- [GIVEN RECORDS]:
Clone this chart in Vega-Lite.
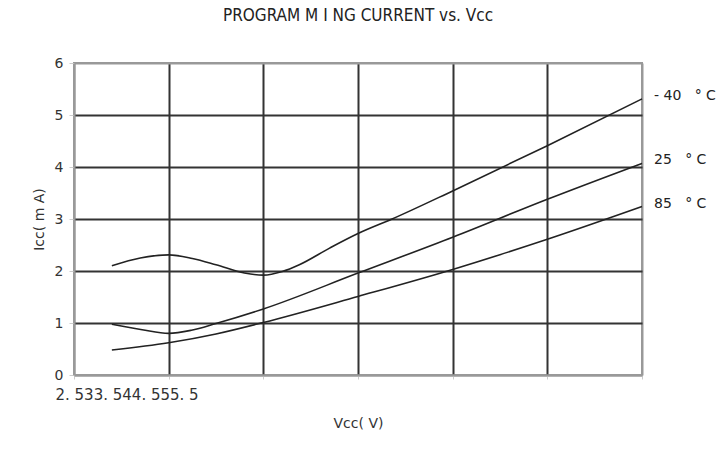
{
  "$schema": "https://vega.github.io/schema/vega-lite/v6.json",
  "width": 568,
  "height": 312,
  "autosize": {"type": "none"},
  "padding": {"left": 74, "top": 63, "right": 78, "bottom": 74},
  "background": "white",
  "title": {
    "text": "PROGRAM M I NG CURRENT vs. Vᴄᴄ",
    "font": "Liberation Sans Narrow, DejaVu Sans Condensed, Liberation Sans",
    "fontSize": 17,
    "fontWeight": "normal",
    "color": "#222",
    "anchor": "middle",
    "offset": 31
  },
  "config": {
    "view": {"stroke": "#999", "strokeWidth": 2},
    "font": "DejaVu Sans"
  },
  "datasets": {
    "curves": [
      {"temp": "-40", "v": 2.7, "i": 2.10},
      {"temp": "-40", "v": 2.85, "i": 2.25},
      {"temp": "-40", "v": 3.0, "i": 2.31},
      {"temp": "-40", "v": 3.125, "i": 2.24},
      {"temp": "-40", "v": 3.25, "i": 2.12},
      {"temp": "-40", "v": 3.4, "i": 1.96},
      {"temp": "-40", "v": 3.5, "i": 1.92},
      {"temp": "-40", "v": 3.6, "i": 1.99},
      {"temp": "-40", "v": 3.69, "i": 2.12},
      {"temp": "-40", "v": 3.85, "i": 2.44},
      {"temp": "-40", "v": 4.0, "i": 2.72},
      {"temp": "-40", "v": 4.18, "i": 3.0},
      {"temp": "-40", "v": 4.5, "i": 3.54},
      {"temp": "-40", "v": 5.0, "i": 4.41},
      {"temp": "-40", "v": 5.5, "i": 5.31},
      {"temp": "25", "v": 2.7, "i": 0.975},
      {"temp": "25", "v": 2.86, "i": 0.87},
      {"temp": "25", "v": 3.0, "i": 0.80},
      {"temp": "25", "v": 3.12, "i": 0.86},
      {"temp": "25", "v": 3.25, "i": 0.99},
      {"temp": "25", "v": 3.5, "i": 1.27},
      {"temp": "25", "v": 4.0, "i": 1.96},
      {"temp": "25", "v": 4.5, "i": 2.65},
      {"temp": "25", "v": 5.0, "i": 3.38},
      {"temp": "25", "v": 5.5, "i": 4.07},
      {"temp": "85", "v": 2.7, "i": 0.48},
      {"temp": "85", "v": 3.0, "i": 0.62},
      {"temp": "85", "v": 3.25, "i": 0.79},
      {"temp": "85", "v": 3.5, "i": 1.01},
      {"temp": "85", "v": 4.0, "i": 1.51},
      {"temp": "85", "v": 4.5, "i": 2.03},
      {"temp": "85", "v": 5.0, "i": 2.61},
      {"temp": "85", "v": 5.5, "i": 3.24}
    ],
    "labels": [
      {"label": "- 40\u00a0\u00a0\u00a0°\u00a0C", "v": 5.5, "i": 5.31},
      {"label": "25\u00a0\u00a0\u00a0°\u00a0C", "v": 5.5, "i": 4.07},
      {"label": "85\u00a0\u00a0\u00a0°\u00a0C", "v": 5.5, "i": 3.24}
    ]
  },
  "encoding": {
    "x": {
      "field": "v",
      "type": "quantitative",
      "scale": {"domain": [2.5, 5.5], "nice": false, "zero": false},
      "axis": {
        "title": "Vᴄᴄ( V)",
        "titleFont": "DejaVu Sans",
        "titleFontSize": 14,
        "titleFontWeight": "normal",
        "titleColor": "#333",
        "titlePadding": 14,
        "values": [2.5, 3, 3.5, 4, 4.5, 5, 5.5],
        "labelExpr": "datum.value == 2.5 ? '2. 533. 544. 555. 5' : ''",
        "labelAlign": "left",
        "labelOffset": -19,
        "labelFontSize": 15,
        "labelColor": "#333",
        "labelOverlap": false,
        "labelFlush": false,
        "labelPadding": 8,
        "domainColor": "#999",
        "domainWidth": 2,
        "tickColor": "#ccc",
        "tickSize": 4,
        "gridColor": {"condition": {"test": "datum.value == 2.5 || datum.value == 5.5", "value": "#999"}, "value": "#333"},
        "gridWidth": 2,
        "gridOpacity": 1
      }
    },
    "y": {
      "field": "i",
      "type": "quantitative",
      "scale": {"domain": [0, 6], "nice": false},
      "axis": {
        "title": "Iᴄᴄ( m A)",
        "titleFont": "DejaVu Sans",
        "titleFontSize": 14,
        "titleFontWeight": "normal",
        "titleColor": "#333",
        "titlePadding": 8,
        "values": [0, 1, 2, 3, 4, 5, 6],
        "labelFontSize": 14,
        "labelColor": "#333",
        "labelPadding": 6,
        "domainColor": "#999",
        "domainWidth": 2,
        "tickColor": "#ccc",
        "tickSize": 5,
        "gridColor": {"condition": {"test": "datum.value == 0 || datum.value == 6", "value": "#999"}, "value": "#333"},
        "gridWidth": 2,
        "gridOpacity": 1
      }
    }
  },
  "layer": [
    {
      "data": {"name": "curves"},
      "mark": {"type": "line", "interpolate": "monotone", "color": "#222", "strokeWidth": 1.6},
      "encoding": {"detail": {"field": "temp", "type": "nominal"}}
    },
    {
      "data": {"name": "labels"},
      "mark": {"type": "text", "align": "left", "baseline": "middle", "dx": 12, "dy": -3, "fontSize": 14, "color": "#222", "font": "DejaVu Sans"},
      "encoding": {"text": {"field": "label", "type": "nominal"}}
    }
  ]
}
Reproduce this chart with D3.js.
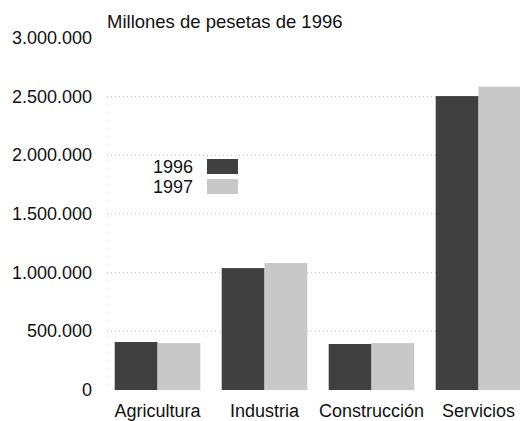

- [WRITTEN PROBLEM]: In the copy, include no pictures; restate the listing above exactly.

- [WRITTEN SOLUTION]:
Clone this chart in Vega-Lite.
{
  "$schema": "https://vega.github.io/schema/vega-lite/v6.json",
  "width": 568,
  "height": 312,
  "autosize": {"type": "none"},
  "padding": {"left": 74, "top": 63, "right": 78, "bottom": 74},
  "background": "white",
  "title": {
    "text": "PROGRAM M I NG CURRENT vs. Vᴄᴄ",
    "font": "Liberation Sans Narrow, DejaVu Sans Condensed, Liberation Sans",
    "fontSize": 17,
    "fontWeight": "normal",
    "color": "#222",
    "anchor": "middle",
    "offset": 31
  },
  "config": {
    "view": {"stroke": "#999", "strokeWidth": 2},
    "font": "DejaVu Sans"
  },
  "datasets": {
    "curves": [
      {"temp": "-40", "v": 2.7, "i": 2.10},
      {"temp": "-40", "v": 2.85, "i": 2.25},
      {"temp": "-40", "v": 3.0, "i": 2.31},
      {"temp": "-40", "v": 3.125, "i": 2.24},
      {"temp": "-40", "v": 3.25, "i": 2.12},
      {"temp": "-40", "v": 3.4, "i": 1.96},
      {"temp": "-40", "v": 3.5, "i": 1.92},
      {"temp": "-40", "v": 3.6, "i": 1.99},
      {"temp": "-40", "v": 3.69, "i": 2.12},
      {"temp": "-40", "v": 3.85, "i": 2.44},
      {"temp": "-40", "v": 4.0, "i": 2.72},
      {"temp": "-40", "v": 4.18, "i": 3.0},
      {"temp": "-40", "v": 4.5, "i": 3.54},
      {"temp": "-40", "v": 5.0, "i": 4.41},
      {"temp": "-40", "v": 5.5, "i": 5.31},
      {"temp": "25", "v": 2.7, "i": 0.975},
      {"temp": "25", "v": 2.86, "i": 0.87},
      {"temp": "25", "v": 3.0, "i": 0.80},
      {"temp": "25", "v": 3.12, "i": 0.86},
      {"temp": "25", "v": 3.25, "i": 0.99},
      {"temp": "25", "v": 3.5, "i": 1.27},
      {"temp": "25", "v": 4.0, "i": 1.96},
      {"temp": "25", "v": 4.5, "i": 2.65},
      {"temp": "25", "v": 5.0, "i": 3.38},
      {"temp": "25", "v": 5.5, "i": 4.07},
      {"temp": "85", "v": 2.7, "i": 0.48},
      {"temp": "85", "v": 3.0, "i": 0.62},
      {"temp": "85", "v": 3.25, "i": 0.79},
      {"temp": "85", "v": 3.5, "i": 1.01},
      {"temp": "85", "v": 4.0, "i": 1.51},
      {"temp": "85", "v": 4.5, "i": 2.03},
      {"temp": "85", "v": 5.0, "i": 2.61},
      {"temp": "85", "v": 5.5, "i": 3.24}
    ],
    "labels": [
      {"label": "- 40\u00a0\u00a0\u00a0°\u00a0C", "v": 5.5, "i": 5.31},
      {"label": "25\u00a0\u00a0\u00a0°\u00a0C", "v": 5.5, "i": 4.07},
      {"label": "85\u00a0\u00a0\u00a0°\u00a0C", "v": 5.5, "i": 3.24}
    ]
  },
  "encoding": {
    "x": {
      "field": "v",
      "type": "quantitative",
      "scale": {"domain": [2.5, 5.5], "nice": false, "zero": false},
      "axis": {
        "title": "Vᴄᴄ( V)",
        "titleFont": "DejaVu Sans",
        "titleFontSize": 14,
        "titleFontWeight": "normal",
        "titleColor": "#333",
        "titlePadding": 14,
        "values": [2.5, 3, 3.5, 4, 4.5, 5, 5.5],
        "labelExpr": "datum.value == 2.5 ? '2. 533. 544. 555. 5' : ''",
        "labelAlign": "left",
        "labelOffset": -19,
        "labelFontSize": 15,
        "labelColor": "#333",
        "labelOverlap": false,
        "labelFlush": false,
        "labelPadding": 8,
        "domainColor": "#999",
        "domainWidth": 2,
        "tickColor": "#ccc",
        "tickSize": 4,
        "gridColor": {"condition": {"test": "datum.value == 2.5 || datum.value == 5.5", "value": "#999"}, "value": "#333"},
        "gridWidth": 2,
        "gridOpacity": 1
      }
    },
    "y": {
      "field": "i",
      "type": "quantitative",
      "scale": {"domain": [0, 6], "nice": false},
      "axis": {
        "title": "Iᴄᴄ( m A)",
        "titleFont": "DejaVu Sans",
        "titleFontSize": 14,
        "titleFontWeight": "normal",
        "titleColor": "#333",
        "titlePadding": 8,
        "values": [0, 1, 2, 3, 4, 5, 6],
        "labelFontSize": 14,
        "labelColor": "#333",
        "labelPadding": 6,
        "domainColor": "#999",
        "domainWidth": 2,
        "tickColor": "#ccc",
        "tickSize": 5,
        "gridColor": {"condition": {"test": "datum.value == 0 || datum.value == 6", "value": "#999"}, "value": "#333"},
        "gridWidth": 2,
        "gridOpacity": 1
      }
    }
  },
  "layer": [
    {
      "data": {"name": "curves"},
      "mark": {"type": "line", "interpolate": "monotone", "color": "#222", "strokeWidth": 1.6},
      "encoding": {"detail": {"field": "temp", "type": "nominal"}}
    },
    {
      "data": {"name": "labels"},
      "mark": {"type": "text", "align": "left", "baseline": "middle", "dx": 12, "dy": -3, "fontSize": 14, "color": "#222", "font": "DejaVu Sans"},
      "encoding": {"text": {"field": "label", "type": "nominal"}}
    }
  ]
}
Reproduce this chart with D3.js.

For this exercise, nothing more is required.